PM Wong’s fear of losing ministers raises questions on PAP’s leadership depth and resilience
Prime Minister Lawrence Wong’s Fullerton rally speech on 28 April warned of instability if a few ministers were lost. Yet, this raises serious questions about the PAP’s leadership depth and Singapore’s political resilience. True strength lies in strong institutions, not near-total dominance at the ballot box.

Prime Minister Lawrence Wong’s speech at the Fullerton rally on 28 April 2025 set a striking tone for the rest of the election campaign. Wong warned that losing just three or four ministers would significantly weaken Singapore’s Cabinet, government, and the country itself. This statement invites serious reflection about the depth of leadership within the People's Action Party (PAP), and about the expectations of political resilience in Singapore’s democracy. The PAP has long emphasised leadership renewal, with Wong himself highlighting that the party is fielding the largest number of new candidates in recent history. Yet, the idea that the loss of a few ministers could destabilise governance suggests that the renewal process may not be as deep or as robust as claimed.
A particularly apt analogy circulating online compared the situation to a football team of 80 to 90 players being unable to substitute three or four injured players. If a team cannot continue functioning effectively after losing a handful of players, it raises inevitable questions about the strength of its wider bench.

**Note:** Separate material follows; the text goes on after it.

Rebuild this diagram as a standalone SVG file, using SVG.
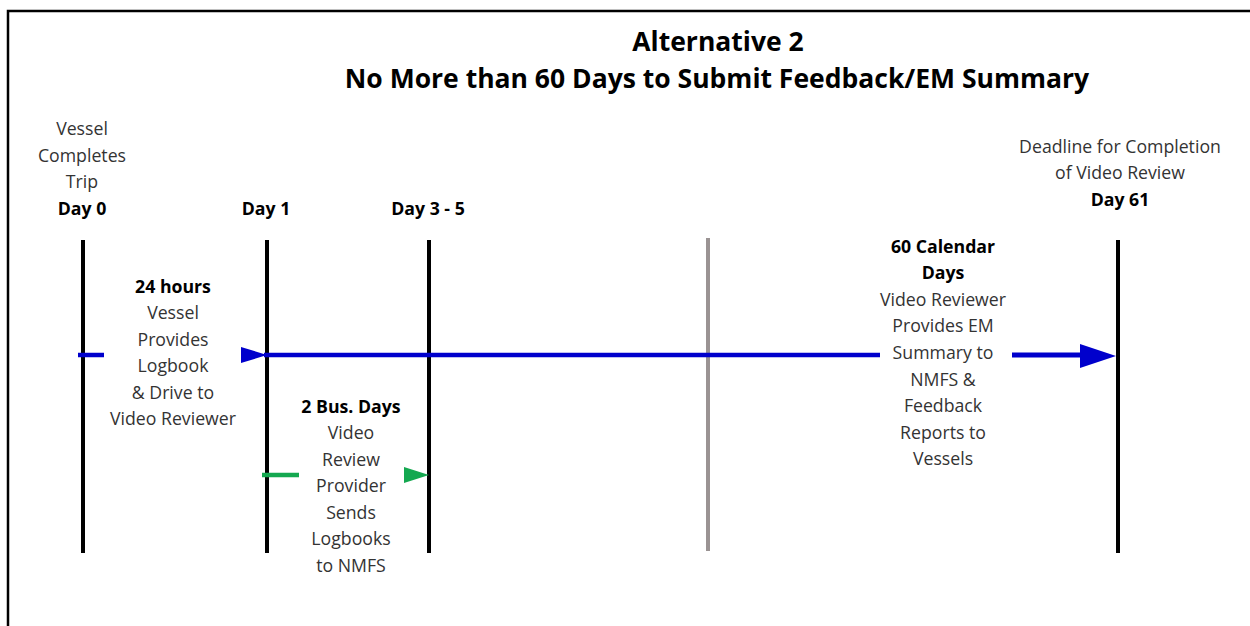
<svg xmlns="http://www.w3.org/2000/svg" width="1250" height="626" viewBox="0 0 1250 626">
<style>
text{font-family:"Open Sans","Noto Sans","Liberation Sans",sans-serif;font-size:17.7px;fill:#333;text-anchor:middle}
.b{font-weight:bold;fill:#000}
.t{font-weight:bold;font-size:26.5px;fill:#000}
.v{stroke:#000;stroke-width:4}
</style>
<rect width="1250" height="626" fill="#fff"/>
<path d="M8 626V11H1250" fill="none" stroke="#000" stroke-width="2.5"/>
<g id="title">
<text class="t" x="718" y="51">Alternative 2</text>
<text class="t" x="717" y="88">No More than 60 Days to Submit Feedback/EM Summary</text>
</g>
<g id="day0">
<line class="v" x1="83" y1="240" x2="83" y2="553"/>
<text x="82" y="135">Vessel</text>
<text x="82" y="162">Completes</text>
<text x="82" y="188">Trip</text>
<text class="b" x="82" y="215">Day 0</text>
</g>
<g id="day1">
<line class="v" x1="267" y1="240" x2="267" y2="553"/>
<text class="b" x="266" y="215">Day 1</text>
</g>
<g id="day3-5">
<line class="v" x1="429" y1="240" x2="429" y2="553"/>
<text class="b" x="428" y="215">Day 3 - 5</text>
</g>
<g id="midline">
<line x1="708" y1="238" x2="708" y2="551" stroke="#9a9393" stroke-width="4"/>
</g>
<g id="day61">
<line class="v" x1="1118" y1="240" x2="1118" y2="553"/>
<text x="1120" y="153">Deadline for Completion</text>
<text x="1120" y="179">of Video Review</text>
<text class="b" x="1120" y="206">Day 61</text>
</g>
<g id="label-24h">
<text class="b" x="173" y="293">24 hours</text>
<text x="173" y="319">Vessel</text>
<text x="173" y="346">Provides</text>
<text x="173" y="372">Logbook</text>
<text x="173" y="399">&amp; Drive to</text>
<text x="173" y="425">Video Reviewer</text>
</g>
<g id="label-2bus">
<text class="b" x="351" y="413">2 Bus. Days</text>
<text x="351" y="439">Video</text>
<text x="351" y="466">Review</text>
<text x="351" y="492">Provider</text>
<text x="351" y="519">Sends</text>
<text x="351" y="545">Logbooks</text>
<text x="351" y="572">to NMFS</text>
</g>
<g id="label-60cal">
<text class="b" x="943" y="253">60 Calendar</text>
<text class="b" x="943" y="279">Days</text>
<text x="943" y="306">Video Reviewer</text>
<text x="943" y="332">Provides EM</text>
<text x="943" y="359">Summary to</text>
<text x="943" y="386">NMFS &amp;</text>
<text x="943" y="412">Feedback</text>
<text x="943" y="439">Reports to</text>
<text x="943" y="465">Vessels</text>
</g>
<g id="connectors">
<line x1="78" y1="355" x2="104" y2="355" stroke="#0000cc" stroke-width="4.5"/>
<polygon points="241,347 267,355 241,363" fill="#0000cc"/>
<line x1="264" y1="355" x2="880" y2="355" stroke="#0000cc" stroke-width="4.5"/>
<line x1="1012" y1="355" x2="1082" y2="355" stroke="#0000cc" stroke-width="5"/>
<polygon points="1080,344 1116,356 1080,368" fill="#0000cc"/>
<line x1="262" y1="475" x2="299" y2="475" stroke="#14a850" stroke-width="4.5"/>
<polygon points="404,467 429,475 404,483" fill="#14a850"/>
</g>
</svg>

Moreover, Wong’s suggestion that foreign powers would "push Singapore around" if the PAP’s mandate weakens appears to misunderstand how countries assess each other internationally.
In global affairs, strength is not judged by the margin of electoral victories but by economic vitality, national stability, governance quality, and strategic clarity.
Japan, for example, frequently experiences Cabinet reshuffles and changes in government without seeing any significant decline in its ability to negotiate, compete, or defend its interests.
Singapore’s standing in the world will continue to rest on its economic competitiveness, institutional strength, and societal unity — not on the size of one party’s parliamentary majority.
In a functioning democracy, so long as a government holds a majority, it retains full authority to govern and pass laws.
There is no need for near-total dominance to maintain legitimacy and effectiveness.
To imply otherwise risks setting Singapore apart from the norms of developed democracies and aligns uncomfortably with systems where opposition voices are not meaningfully tolerated.
It is worth noting that even North Korea is officially styled as a "Democratic People’s Republic," a reminder that the form of democracy matters less than the substance of political participation and competition.
If Singapore’s government cannot function effectively without near-complete electoral dominance, it would represent a worrying fragility rather than a strength.
True resilience lies in the ability to govern confidently and competently even amidst political competition, leadership turnover, and evolving public expectations.
Singapore’s success has been built not just on strong leadership but on strong institutions, public trust, and sound policies.
It must continue to be underpinned by these foundations, rather than by the electoral supremacy of any one party or set of individuals.
As citizens consider their choices in this general election, the real question is not how to prevent change, but how to ensure that change, when it comes, strengthens the country’s foundations rather than weakens them.
Singapore deserves a political system that is durable, confident, and capable of renewal — not one that fears the normal workings of democracy.